The life cycle of an application is dynamic. In the beginning when the application is new and less known, you can make educated guesses about what kind of bandwidth, storage memory and compute it will need. But new workloads can be bursty and behave unexpectedly. The cloud is perfect for new and emerging applications because they are low risk. You can commit fewer resources than you think you need and then burst into more resources as you watch and learn how it behaves. Emerging applications could be anything from test/development all the way up to the mission-critical application.
As those applications stabilize, they begin to become more predictable and mature. As they evolve the resources required become more predictable and you may benefit from moving the application from the public cloud to an internal environment where it can live out its stable time frame. The costs benefits of agility and scalability can be wasted on stable, mature apps. [Also see: "Gartner: 5 things a private cloud is NOT"]

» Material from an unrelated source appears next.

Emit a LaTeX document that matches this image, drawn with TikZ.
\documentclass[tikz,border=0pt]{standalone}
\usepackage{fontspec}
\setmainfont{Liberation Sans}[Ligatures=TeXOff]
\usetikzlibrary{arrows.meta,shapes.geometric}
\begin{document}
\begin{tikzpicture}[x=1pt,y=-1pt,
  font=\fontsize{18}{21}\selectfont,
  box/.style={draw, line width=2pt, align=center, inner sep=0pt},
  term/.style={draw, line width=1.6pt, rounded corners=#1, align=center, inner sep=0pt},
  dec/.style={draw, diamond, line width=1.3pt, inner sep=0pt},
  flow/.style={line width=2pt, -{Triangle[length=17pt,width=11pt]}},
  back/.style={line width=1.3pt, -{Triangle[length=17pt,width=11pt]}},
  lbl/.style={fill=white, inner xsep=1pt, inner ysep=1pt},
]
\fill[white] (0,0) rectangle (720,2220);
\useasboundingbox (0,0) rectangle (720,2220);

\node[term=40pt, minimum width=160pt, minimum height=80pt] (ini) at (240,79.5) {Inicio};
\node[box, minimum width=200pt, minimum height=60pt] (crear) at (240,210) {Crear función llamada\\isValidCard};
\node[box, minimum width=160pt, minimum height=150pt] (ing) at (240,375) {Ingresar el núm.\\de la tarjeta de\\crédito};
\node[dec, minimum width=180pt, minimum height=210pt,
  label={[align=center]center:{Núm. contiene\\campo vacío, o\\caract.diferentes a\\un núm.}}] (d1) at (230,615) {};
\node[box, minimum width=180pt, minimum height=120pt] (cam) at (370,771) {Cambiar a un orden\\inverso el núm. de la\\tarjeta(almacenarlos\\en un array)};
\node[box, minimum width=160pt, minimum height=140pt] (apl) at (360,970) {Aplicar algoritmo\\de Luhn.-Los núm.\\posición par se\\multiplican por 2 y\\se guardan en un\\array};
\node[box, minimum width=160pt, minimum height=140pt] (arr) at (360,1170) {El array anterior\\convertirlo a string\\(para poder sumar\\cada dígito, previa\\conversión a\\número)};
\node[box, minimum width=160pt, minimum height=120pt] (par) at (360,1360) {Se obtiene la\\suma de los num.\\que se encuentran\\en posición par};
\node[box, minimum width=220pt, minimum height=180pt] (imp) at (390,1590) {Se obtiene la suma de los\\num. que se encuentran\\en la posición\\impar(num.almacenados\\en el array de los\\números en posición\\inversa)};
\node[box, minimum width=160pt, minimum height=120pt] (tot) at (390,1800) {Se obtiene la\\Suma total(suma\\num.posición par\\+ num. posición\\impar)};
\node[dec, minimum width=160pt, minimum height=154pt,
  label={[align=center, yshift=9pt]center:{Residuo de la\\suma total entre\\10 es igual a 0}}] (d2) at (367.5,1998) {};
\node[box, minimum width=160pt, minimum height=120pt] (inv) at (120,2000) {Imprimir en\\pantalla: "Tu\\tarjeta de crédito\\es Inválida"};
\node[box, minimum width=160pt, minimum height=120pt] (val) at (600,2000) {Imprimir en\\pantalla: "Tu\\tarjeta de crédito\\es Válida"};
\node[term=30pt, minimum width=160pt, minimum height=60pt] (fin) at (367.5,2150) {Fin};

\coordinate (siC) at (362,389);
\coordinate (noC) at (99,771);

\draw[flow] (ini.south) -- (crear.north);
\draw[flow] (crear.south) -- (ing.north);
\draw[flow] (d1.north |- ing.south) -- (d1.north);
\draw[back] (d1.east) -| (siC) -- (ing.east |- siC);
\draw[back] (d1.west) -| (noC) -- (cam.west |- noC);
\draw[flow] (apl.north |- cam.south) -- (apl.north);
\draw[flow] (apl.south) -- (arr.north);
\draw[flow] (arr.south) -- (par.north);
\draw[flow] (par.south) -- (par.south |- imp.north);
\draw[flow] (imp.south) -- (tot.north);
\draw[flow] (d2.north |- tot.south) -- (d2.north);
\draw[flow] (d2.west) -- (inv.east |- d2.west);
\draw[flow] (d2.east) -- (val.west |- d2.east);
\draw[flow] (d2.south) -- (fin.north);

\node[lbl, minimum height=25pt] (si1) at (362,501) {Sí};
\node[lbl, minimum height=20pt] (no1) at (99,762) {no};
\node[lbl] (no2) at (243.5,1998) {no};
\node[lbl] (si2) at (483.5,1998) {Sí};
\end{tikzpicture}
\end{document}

Legacy applications seem to take too long to go away. They have passed the point of maturation and the resources used are in decline each month. They may be taking up valuable IT manpower, time and space in your internal environment. You can't just make them disappear. Cloud is quickly becoming a perfect-fit retirement home for applications. The biggest benefit is being able to tie real costs to the application, and show the costs back to the owners of the legacy app. They may reveal that the application's usage is not nearly worth it and speed up its decommissioning. After that, the cost simply goes away.
What doesn't work
From patterns we've seen, there are a few types of applications you should beware of moving to the public cloud. They might not achieve a greater ROI in public cloud than they could in private cloud or another internal environment. However, applications are dynamic and there are always exceptions to the rule.
RULE: Mature, stable mission-critical apps should not live in public cloud. As mentioned in the life cycle description, value from cloud typically doesn't come from the stable, predictable time frame of its life. Bursty and growing or declining applications get more value and a higher ROI in the public cloud than stable applications do, which is why it's recommended to host stable apps in your private cloud.